No Coverage for Damage to Insured’s Own Work Product, Michigan Appeals Court RulesMay 11, 2016 |
An appellate court in Michigan has affirmed a trial court’s decision rejecting insurance coverage for claims alleging a defective installation of solar energy equipment.
Nova Consultants, Inc., contracted with Mid-Michigan Solar, LLC, to install two solar photovoltaic systems. Nova alleged that Mid-Michigan Solar failed to properly install the support posts or piles and the fill material, causing the solar panel arrays to shift or move from their intended installation locations or orientations, resulting in stress and strain on parts of the system.
Mid-Michigan Solar also purportedly failed to properly install electrical components so that they could pass required inspections. Nova asserted that this improper installation endangered the integrity of the system.
Nova claimed that, as a proximate result of Mid-Michigan Solar’s negligence, Nova had sustained damages that included costs to correct the shifting or movement produced by Mid-Michigan Solar’s improper installation, future repair costs, and expenses in remedying the electrical system.
A Michigan trial court found that the insurance policy issued to Mid-Michigan Solar by Employers Mutual Casualty Company did not cover Nova’s claims, and Mid-Michigan Solar appealed to a Michigan appeals court.
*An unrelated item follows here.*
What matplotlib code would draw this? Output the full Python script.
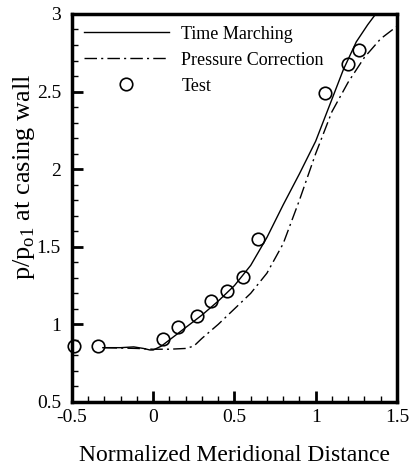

The Appellate Court’s Decision
The appellate court affirmed.
In its decision, the appellate court explained that the alleged property damage was confined to Mid-Michigan Solar’s work product; i.e., the solar energy system that it was contracted to install. The appellate court noted that there was no allegation or evidence of damage beyond Mid-Michigan Solar’s own work product.
Therefore, the appellate court ruled, the alleged property damage did not result from an “occurrence” within the meaning of the Employers Mutual insurance policy, and the insurer had no duty to defend or indemnify Mid-Michigan Solar.
The case is Employers Mutual Cas. Co. v. Mid-Michigan Solar, LLC, Nos. 325082, 326553 (Mich. Ct. App. April 19, 2016).